Era la promesa, pero la violamos. En lugar de hacer del petróleo el maravilloso apoyo para el más rápido y seguro desarrollo de la riqueza nacional, hicimos de él un monstruo. Un trágico minotauro dentro de un laberinto inextricable. No nos ocupamos de crear riqueza propia, sino de disfrutar de la riqueza petrolera, convertir lo más rápidamente el petróleo en bolívares, para a su vez convertir aún más rápidamente esos bolívares petroleros en objeto de lujo, en disfrute y hasta en alimentos.
La producción venezolana no aumentó. Por el contrario, algunos renglones disminuyeron. Pero, en cambio, el presupuesto de la nación subió, hasta acercarse hoy a los dos mil millones por año. Veinte veces lo que era antes. Doscientas veces lo que era el presupuesto al separarse el país de la Gran Columbia. Las importaciones suben. Alcanzaban a cincuenta millones en 1906, llegan a trescientos millones en 1938, y hoy deben pasar de mil millones de bolívares por año. Importamos granos, importamos leche, importamos carne, importamos telas, importamos frutas, importamos huevos, importamos pan. Importamos casi todo lo que estamos necesitando para vivir. Lo único que ha aumentado en nuestra tierra son los bolívares petroleros y las importaciones. Los bolívares, como cada día son más, cada día compran menos. El minotauro ha provocado la inflación. Le ha sacado su sustancia al bolívar. Cada día vale menos. Se derrite en las manos. Es como si fuera una moneda de hielo que se vuelve agua. Los bolívares del minotauro son de hielo.
La producción venezolana no aumentó. Pero, en cambio, los costos de esa producción sí aumentaron. Todos los costos de nuestra producción están por sobre el nivel de los costos mundiales. La más alta calidad del más fino café de Colombia es más barato que nuestra pasilla. Nuestro maíz, nuestra azúcar, nuestro arroz, nuestra carne están muy por encima de los precios que se cotizan en los mercados mundiales. Esto significa que no podemos venderle nada a nadie, y que todo nos resulta más barato importándolo. Más barato es traer el arroz del Ecuador, más barato es traer el maíz de la Argentina. No podemos exportar sino petróleo y abigarradas caravanas diplomáticas.
Si pudiéramos hacer abstracción del petróleo, nos encontraríamos que el país está más pobre de lo que era antes de que lo tuviéramos. Producimos menos. Son mayores los obstáculos para producir. Ha disminuido nuestra aptitud para producir riquezas. No sólo hemos adquirido los hábitos, sino hasta la mentalidad del parásito. Nadie es más pobre que un parásito. Nada tiene. Su porvenir pertenece al ser que lo nutre.

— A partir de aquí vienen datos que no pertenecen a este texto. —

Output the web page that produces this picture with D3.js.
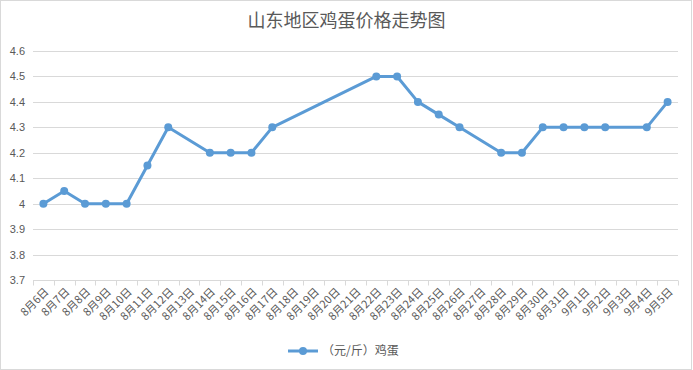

Mientras nuestra realidad se va depauperando, haciéndose cada vez más artificial y dependiente. Mientras todo se convierte en petróleo. Mientras todo no es sino petróleo con otras apariencias, la desproporción mortal sigue creciendo. Cada día, en términos de lo propio, estamos más pobres y más exhaustos, y el minotauro crece dentro de su laberinto. Se le siente el pujante aliento devorador. Crece, producirá más bolívares, provocará más importaciones, más inflación, más despilfarro, más desnivel, devorará más. No siete doncellas y siete mancebos. Sino la sustancia vital con la que una tierra puede sostener todas sus doncellas y todos sus mancebos.
Crece el minotauro. Hace pocos días los periódicos publicaron esta noticia: «La producción de petróleo de Venezuela durante el primer semestre de 1948 ha experimentado un aumento cercano al quince por ciento sobre la producción en igual período de 1947.»
Y mientras el minotauro crece, amenazante, nada estamos haciendo por luchar contra él y vencerlo. Por matar al monstruo devorador y poner en su sitio el manadero de una riqueza permanente y de una vida estable.
A la puerta del laberinto disputamos sobre teorías políticas, cantamos canciones, hacemos desfiles, invocamos grandes y hueras palabras. Pero allí está el minotauro devorando.
Nada estamos haciendo por enfrentarlo y vencerlo. Parecemos ignorar el destino. No hay ni señales de que vayamos a organizarnos en teseica legión para luchar por la salvación de lo que no es nada menos que la vida de nuestro pueblo.
A la hora en que deberíamos estar planeando la hazaña teseica, serenos, resignados, heroicos, andamos jugando a la política, pavoneando nuestro pequeño orgullo, atizando nuestros mezquinos odios.
Junto a esta gran cuestión de vida o muerte, todo lo demás no sólo debería ser secundario, sino pospuesto.
Los que vengan mañana, cuando la obra de destrucción esté consumada, no tendrán sino motivos para maldecirnos.